The Zigong Salt Museum was built in 1736 as the Xiqing Guildhall, a meeting place for salt merchants from Shaanxi province. This lavish building features elaborate flying eaves, and a gilded, wood-carved interior based around a large galleried atrium, where plays were once performed. Exhibits cover the entire history of salt mining, from Han dynasty illustrations, to huge metal drill-bits and cutaways showing the drilling process. Other contemporary buildings of interest are two teahouses with charming antique interiors, where locals sit and chat. The most attractive of these is the 19th century Wangye Miao, a smaller version of the Xiqing Guildhall, which perches castle-like on a rocky outcrop overlooking the Fuxi Jiang on Binjiang Lu. The other is a former City Storekeepers’ Guildhall on Zhonghua Road, whose carved entranceway opens into a sloping, flagstone courtyard surrounded by private wood paneled booths.

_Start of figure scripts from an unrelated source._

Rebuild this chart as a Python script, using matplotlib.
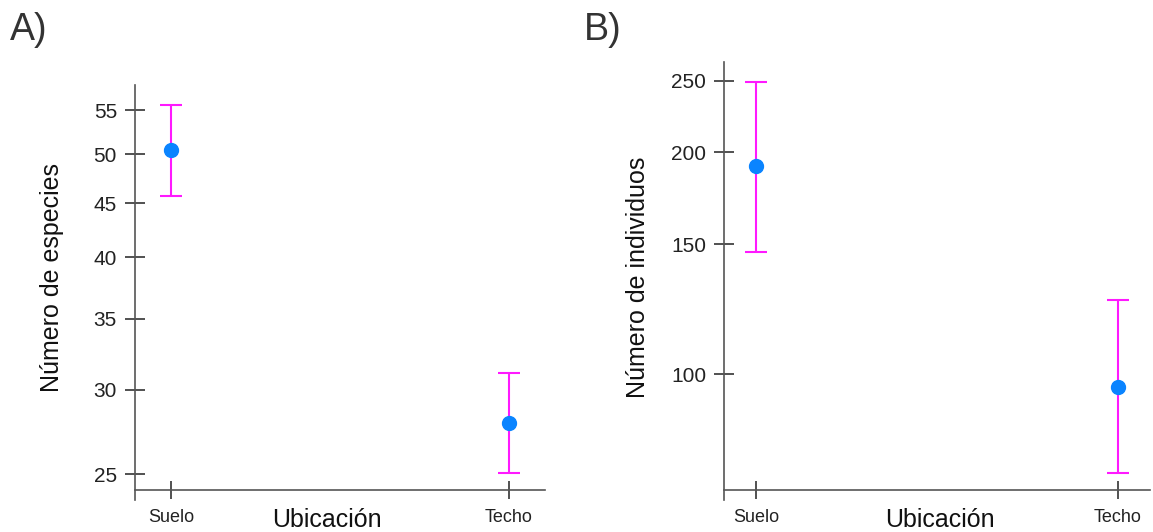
import matplotlib
matplotlib.use("Agg")
import matplotlib.pyplot as plt
from matplotlib.ticker import FixedLocator, NullLocator

plt.rcParams['font.family'] = ['Liberation Sans', 'DejaVu Sans']

# data (mean, lower, upper)
sitios = ["Suelo", "Techo"]
especies_media = [50.5, 27.9]
especies_inf = [45.7, 25.05]
especies_sup = [55.6, 31.1]
individuos_media = [191.6, 96.0]
individuos_inf = [146.4, 73.4]
individuos_sup = [249.0, 126.0]

ticks_especies = [25, 30, 35, 40, 45, 50, 55]
ticks_individuos = [100, 150, 200, 250]

spine_col = "#555555"
dot_col = "#0a84ff"
err_col = "#ff19ff"


def panel(ax, media, inf, sup, ticks, ylim, spine_low, xlim, ylabel, ycoords, xcoords):
    x = list(range(len(sitios)))
    yerr = [[m - l for m, l in zip(media, inf)], [u - m for m, u in zip(media, sup)]]
    ax.errorbar(x, media, yerr=yerr, fmt="none", ecolor=err_col, elinewidth=1.5,
                capsize=8, capthick=1.5, zorder=2)
    ax.plot(x, media, "o", color=dot_col, markersize=10, zorder=3)
    ax.set_yscale("log")
    ax.set_ylim(*ylim)
    ax.set_xlim(*xlim)
    ax.yaxis.set_major_locator(FixedLocator(ticks))
    ax.yaxis.set_minor_locator(NullLocator())
    ax.set_yticklabels([str(t) for t in ticks])
    ax.set_xticks(x)
    ax.set_xticklabels(sitios)
    for s in ["top", "right"]:
        ax.spines[s].set_visible(False)
    for s in ["left", "bottom"]:
        ax.spines[s].set_color(spine_col)
        ax.spines[s].set_linewidth(1.2)
    # left axis line runs a little below the bottom one
    ax.spines["left"].set_bounds(spine_low, ylim[1])
    ax.tick_params(axis="y", direction="inout", length=14, width=1.2,
                   color="#333333", labelsize=15, pad=6, labelcolor="#222222")
    ax.tick_params(axis="x", direction="inout", length=13, width=1.2,
                   color="#333333", labelsize=13, pad=7, labelcolor="#222222")
    ax.set_ylabel(ylabel, fontsize=18, color="#111111")
    ax.yaxis.set_label_coords(*ycoords)
    ax.set_xlabel("Ubicación", fontsize=18, color="#111111")
    ax.xaxis.set_label_coords(*xcoords)


fig = plt.figure(figsize=(11.53, 5.32), dpi=100)
ax1 = fig.add_axes([0.1171, 0.0789, 0.3556, 0.761])
ax2 = fig.add_axes([0.628, 0.0789, 0.3695, 0.8045])

panel(ax1, especies_media, especies_inf, especies_sup, ticks_especies,
      (24.15, 58.1), 23.63, (-0.107, 1.107), "Número de especies",
      (-0.173, 0.524), (0.468, -0.044))
panel(ax2, individuos_media, individuos_inf, individuos_sup, ticks_individuos,
      (69.6, 265), 67.5, (-0.089, 1.09), "Número de individuos",
      (-0.173, 0.498), (0.507, -0.042))

fig.text(0.009, 0.978, "A)", fontsize=27, color="#333333", va="top")
fig.text(0.506, 0.978, "B)", fontsize=27, color="#333333", va="top")

fig.savefig("out.png", dpi=100)
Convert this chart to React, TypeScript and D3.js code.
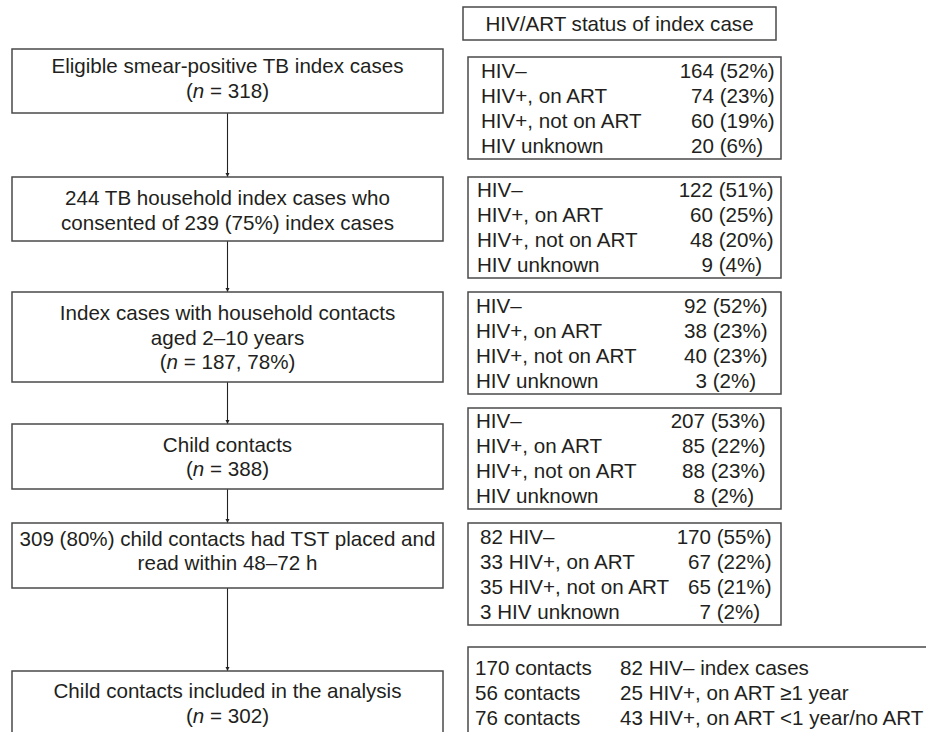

The Xinhai Well, just east of the center, was easily the deepest in the world when drilling reached a depth of 1,001 m in 1835, producing a daily output of 14 cubic m of brine and 8,500 cubic m of natural gas. The 18-m high timber derrick, bamboo pipes, cables, and buffalo-powered winches used in the drilling and retrieving processes are on show, along with gas powered evaporation pans used to refine salt, which is still produced and packed on site. Zigong’s other forms of subterranean wealth are its fossils, found at a major Jurassic site in the northeastern suburb of Dashanpu, that has now been roofed over as a Dinosaur Museum. In 1985, extensive excavations were carried out with British assistance, unearthing hundreds of skeletons, including the stegosaur-like Gigantspinosaurus Sichuanensis, and the 9-m long, carnivorous Yangchuanosaurus and Hepingensis. Assembled skeletons are displayed in the main hall, along with partially excavated remains in the original diggings.